>> Start RECORDED INFORMATION

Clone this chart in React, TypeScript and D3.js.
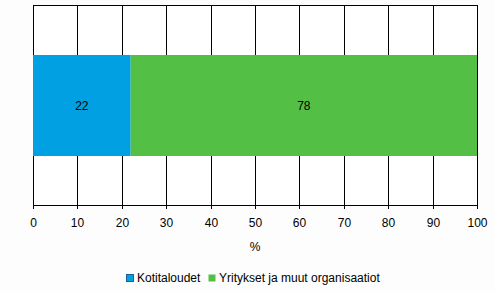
import React from "react";
import * as d3 from "d3";

const categories = ["Osuus"];
const seriesNames = ["Kotitaloudet", "Yritykset ja muut organisaatiot"];
const seriesValues = [[22], [78]];
const colors = ["#00a0e3", "#53c045"];
const xTicks = [0, 10, 20, 30, 40, 50, 60, 70, 80, 90, 100];
const axisTitle = "%";

const W = 495;
const H = 292;
const M = { left: 33, right: 477, top: 5, bottom: 205 };

export default function App() {
  const x = d3.scaleLinear().domain([0, 100]).range([M.left, M.right]);
  const y = d3
    .scaleBand<string>()
    .domain(categories)
    .range([M.top, M.bottom])
    .paddingInner(0.5)
    .paddingOuter(0.25);

  const stacked = categories.map((c, ci) => {
    let acc = 0;
    return seriesValues.map((vals, si) => {
      const v = vals[ci];
      const s = { cat: c, si, x0: acc, x1: acc + v, v };
      acc += v;
      return s;
    });
  });

  const font = "'Liberation Sans', Arial, sans-serif";
  const legendX = [126, 208];

  return (
    <div style={{ position: "fixed", left: 0, top: 0, width: W, height: H }}>
      <svg width={W} height={H} style={{ display: "block", background: "#ffffff" }} fontFamily={font}>
        <rect x={0} y={0} width={W} height={H} fill="#fdfdfd" />
        <rect x={M.left} y={M.top} width={M.right - M.left} height={M.bottom - M.top} fill="#ffffff" />
        {xTicks.map((t) => (
          <line
            key={"g" + t}
            x1={Math.round(x(t)) + 0.5}
            x2={Math.round(x(t)) + 0.5}
            y1={M.top}
            y2={M.bottom + 4}
            stroke="#000"
            strokeWidth={1}
          />
        ))}
        <line x1={M.left} x2={M.right + 1} y1={M.top + 0.5} y2={M.top + 0.5} stroke="#000" />
        <line x1={M.left} x2={M.right + 1} y1={M.bottom + 0.5} y2={M.bottom + 0.5} stroke="#000" />
        {stacked.map((row) =>
          row.map((s) => (
            <g key={s.cat + s.si}>
              <rect
                x={x(s.x0)}
                y={y(s.cat)!}
                width={x(s.x1) - x(s.x0)}
                height={y.bandwidth() + 1}
                fill={colors[s.si]}
              />
              <text
                x={(x(s.x0) + x(s.x1)) / 2}
                y={y(s.cat)! + y.bandwidth() / 2 + 2}
                textAnchor="middle"
                dominantBaseline="middle"
                fontSize={12}
                fill="#000"
              >
                {s.v}
              </text>
            </g>
          ))
        )}
        {xTicks.map((t) => (
          <text
            key={"t" + t}
            x={Math.round(x(t)) + 0.5}
            y={227}
            textAnchor="middle"
            fontSize={12}
            fill="#000"
          >
            {t}
          </text>
        ))}
        <text x={(M.left + M.right) / 2} y={251} textAnchor="middle" fontSize={12} fill="#000">
          {axisTitle}
        </text>
        {seriesNames.map((n, i) => (
          <g key={n}>
            <rect x={legendX[i] + 0.5} y={274.5} width={7} height={7} fill={colors[i]} stroke={i === 0 ? "#1a5f9e" : "none"} strokeWidth={1} />
            <text x={legendX[i] + 11} y={282} fontSize={12} fill="#000">
              {n}
            </text>
          </g>
        ))}
      </svg>
    </div>
  );
}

>> End RECORDED INFORMATION

Exactly reproduce the run of lines from the start of the listing through the line with "const legendX = [126, 208];", inclusive; pictures are not copied.

Clone this chart in React, TypeScript and D3.js.
import React from "react";
import * as d3 from "d3";

const categories = ["Osuus"];
const seriesNames = ["Kotitaloudet", "Yritykset ja muut organisaatiot"];
const seriesValues = [[22], [78]];
const colors = ["#00a0e3", "#53c045"];
const xTicks = [0, 10, 20, 30, 40, 50, 60, 70, 80, 90, 100];
const axisTitle = "%";

const W = 495;
const H = 292;
const M = { left: 33, right: 477, top: 5, bottom: 205 };

export default function App() {
  const x = d3.scaleLinear().domain([0, 100]).range([M.left, M.right]);
  const y = d3
    .scaleBand<string>()
    .domain(categories)
    .range([M.top, M.bottom])
    .paddingInner(0.5)
    .paddingOuter(0.25);

  const stacked = categories.map((c, ci) => {
    let acc = 0;
    return seriesValues.map((vals, si) => {
      const v = vals[ci];
      const s = { cat: c, si, x0: acc, x1: acc + v, v };
      acc += v;
      return s;
    });
  });

  const font = "'Liberation Sans', Arial, sans-serif";
  const legendX = [126, 208];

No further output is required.